A space rock collision may explain how this exoplanet was born

Convincing evidence for such collisions outside the solar system is rare

Kepler exoplanet

HEAVYWEIGHT EXOPLANET  Kepler 107c (illustrated) may be the first exoplanet known to have formed from the smashup of two massive space rocks.

NASA

Cataclysmic collisions between space rocks have helped explain some of the solar system’s biggest mysteries, from how the moon formed to how Uranus got its lopsided rotation. But convincing evidence for such events happening outside of the solar system is scant.

Now scientists think that they have found the first known example of a near head-on collision between two massive worlds in another planetary system, roughly 2,000 light-years away from Earth.

The chance discovery came while researchers were observing Kepler 107, a sunlike star with four orbiting planets first described in 2014, to determine each planet’s mass. Surprisingly, the star’s two innermost planets, each roughly 1.5 times the size of Earth, have dramatically different masses, the team reports February 4 in Nature Astronomy. Analysis of each planet’s mass and size revealed that Kepler 107c is roughly twice as dense as Kepler 107b. That finding suggests that Kepler 107c has a large iron-rich core, similar to the solar system’s innermost planet, Mercury, the scientists say.

Theory suggests that planets typically form from the accumulation of gas and dust swirling around a young star. Denser, rocky planets should form closer to the star because heavier elements like iron don’t dissipate as easily as lighter elements like hydrogen and helium. Kepler 107c, however, doesn’t quite fit that scenario. “It’s farther from its star [than Kepler 107b], but it’s more massive,” says Eric Lopez, an astrophysicist at NASA’s Goddard Space Flight Center in Greenbelt, Md. “It’s kind of weird.”

Lopez and his colleagues considered several possible explanations, including Kepler 107c forming closer to its star and then migrating away. But only one explanation resulted in Kepler 107c being more massive than the closer-in Kepler 107b: a giant collision between two worlds, each about 10 times Earth’s mass.

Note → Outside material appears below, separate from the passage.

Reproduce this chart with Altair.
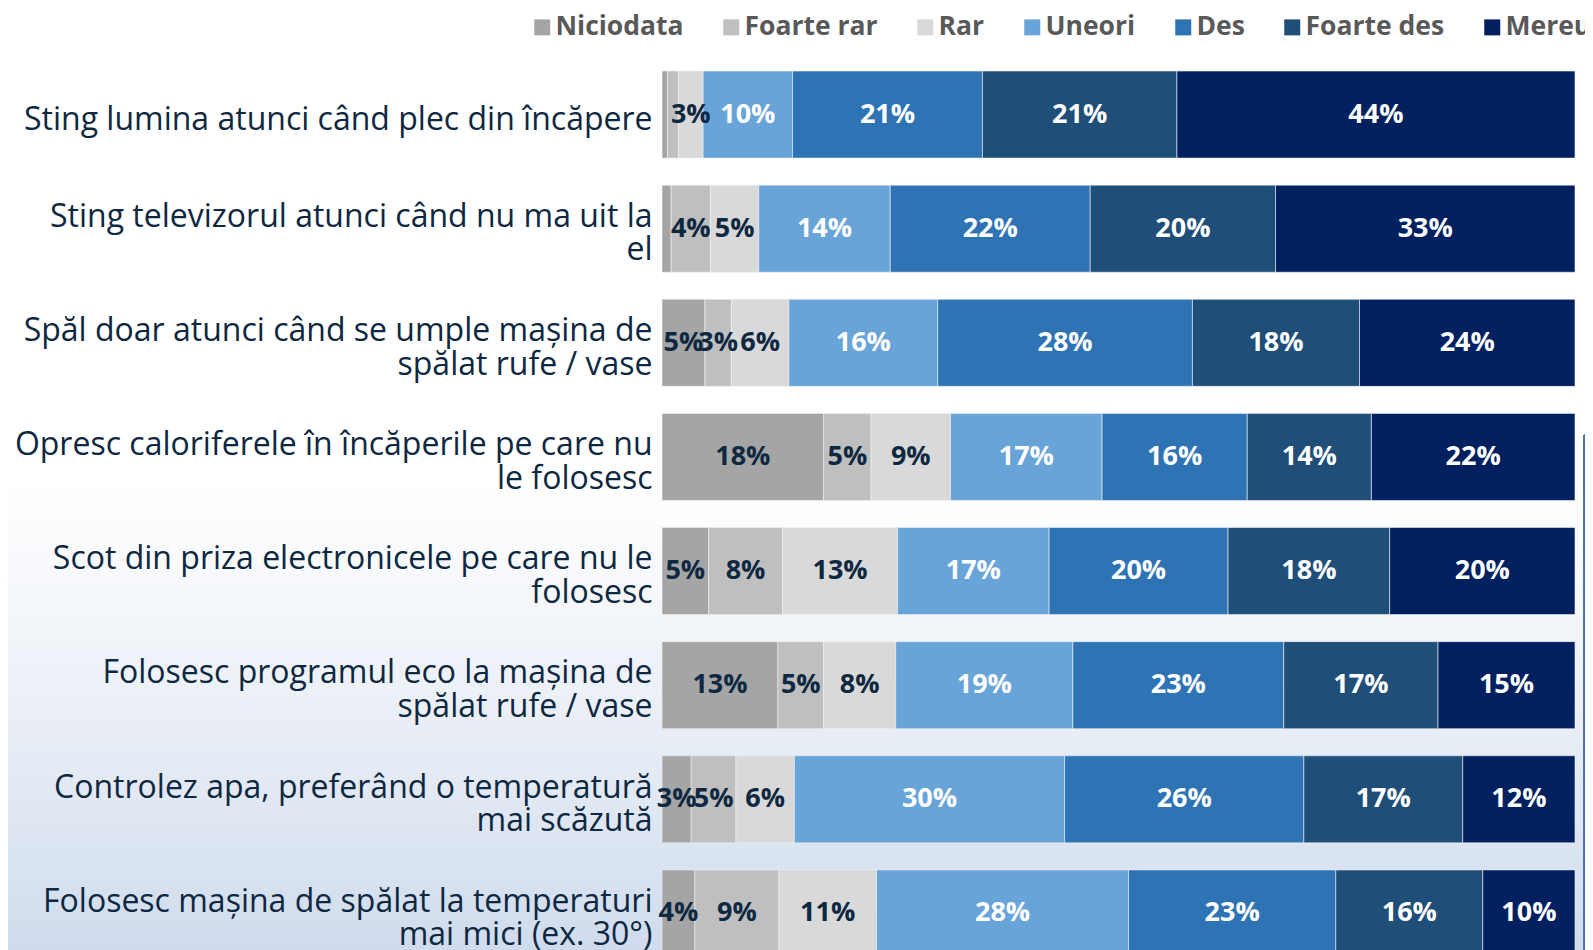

“We expect impacts to happen, but we don’t really have any idea how common they might be outside the solar system,” Lopez says.

Computer simulations of the collision of two large rocky worlds, each with an iron core composing 30 percent of their mass, produced a single planet whose mass is nearly 70 percent iron, possibly similar to Kepler 107c. Most of the remaining material vaporized during the collision, the simulations suggest.

“From a planet formation scenario, this is really interesting because it shows that in these [kinds of planetary] systems, impacts make a difference,” says Cayman Unterborn, an exogeologist at Arizona State University in Tempe.

But Unterborn still questions whether the study presents an unambiguous example of an exoplanet formed by a collision, especially because the study extrapolates Kepler 107c’s mantle and core structures from its density.

“Having the density of a planet, you can tell if it’s rocky-ish or watery-ish or gassy-ish,” Unterborn says. “But actually getting how big the mantle is versus the core is kind of tough,” because there are many ways a planet could be structured and still have the same density, he says. But Unterborn says he’s hopeful the study “spurs some healthy debate about the origins of planets that are kind of weird.”